Applying the precautionary principle is a useful means to establish the wisdom of undertaking an activity or to refrain from engaging in an activity when there may not be sufficient evidence as to whether or not the activity will be harmful to people, to the environment, or both. In the absence of evidence as to the activity's potential harmful effects, it is considered the responsibility of those who engage in the activity to prove it will not be harmful.
One might conclude that BP, drilling and pumping oil from the sea bed some 5000 feet below the surface, relying on blow-out protectors that were unproven at the depth at which they would have had to operate, did so without due regard for potential harm to the public or the environment. If such is the case, well . . .
Testing the blow-out preventers at a depth of 5000 feet is an undertaking that might be compared to space exploration. Once you decide to operate in the unpredictable environment of space the cost of doing so is simply indeterminable, unknown and could be more than one has available or that can be spent profitably.

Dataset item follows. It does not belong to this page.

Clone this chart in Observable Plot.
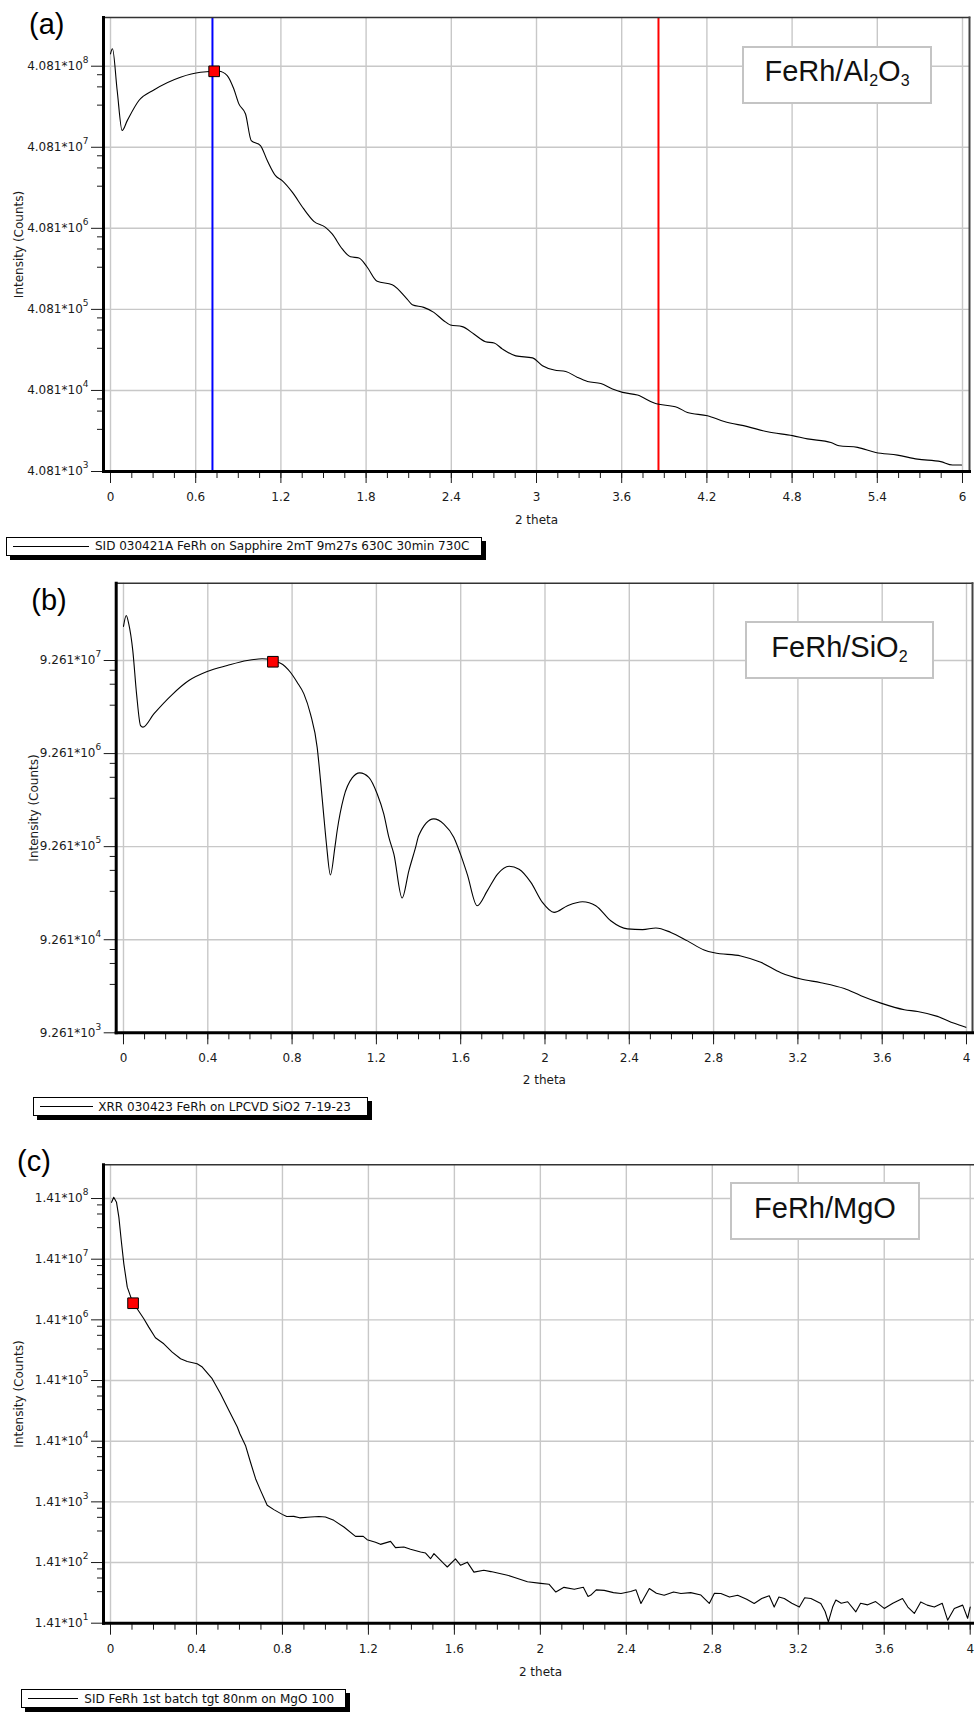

There are ways to take guided steps into the unknown, but we will discuss that in relation to a different subject.
John Marshall stated that 'the power to tax is the power to destroy'.
Historically, the oil companies have sought to establish a way to avoid paying taxes by entering into agreements with governments with rather large and powerful armies to the effect that the oil companies would agree to find oil no matter where it was or how much it would cost to get it. The 'exploration tax credit allowance' was the oil companies answer to how oil exploration would be financed.
Simply put, the agreement between the oil companies and governments is that the oil companies will find oil with their own money but governments should not tax them, but tax the consumers of oil products instead. Because, the oil companies, argue they need all the money they receive to keep their agreement to secure oil at whatever the costs.
BP drilling and pumping oil from the depths of the Gulf of Mexico convinced various regulators that they had installed sufficient and workable, although relatively untested, disaster preventers on their deep sea wells.
In fact and in law, it defies rational discernment as to how BP could have tested these devices properly. How does one test these devices under actual blow-out conditions e.g., cause a disaster and then learn how to contain it? Creating a model of blow-out conditions at the pressures and temperatures that exist at the sea bottom well-head, considering the highly variable nature of the mixture of gas, oil and ice that forms at 5000 feet below the surface of the sea is a daunting task. Under such conditions, as with climate change, the best computer models cannot distinguish between a long term trend suggesting that global warming is factual, from an abrupt change in climate suggesting simple variability. For example, there is no model of the effects of water vapour, a very big green house gas, on climate over time.
The executives of BP, on the one hand, had an unkown cost, that is, what it would cost to prevent disasters like that occurring in the Gulf. And, on the other hand, known costs, such as the amount of money necessary to influence governments, legislatures and courts to limit their liabilities in case of a disaster. The executives of BP applied the precautionary principle and spent the preponderance of their money on the later, and not the former. This approach to liability limitation is a matter of policy, and is a result of a careful weighing of projections of known versus unknown costs.
These are the kinds of decisions that the top executives of stock held companies are paid to make, that is, to do whatever is necessary to minimise liability costs and to maximise the ability to continue paying dividends to stockholders.
Toyota, at the first inkling of a problem could have spent the billions of dollars to recall millions of its cars to fix them. They made the decision, however, to spend what was necessary to pay claims, if and when, it could be proved in a court of law 'beyond a shadow of a doubt' that they were in fact responsible for the deaths or injuries that had occurred. This approach cost them less for some few years than the recall would have cost if implemented at the first inkling of a problem.
It is suggested that there are American citizens incarcerated for vehicular related contraventions, when it may be that they are simply victims of a corporate board room actuarial calculation.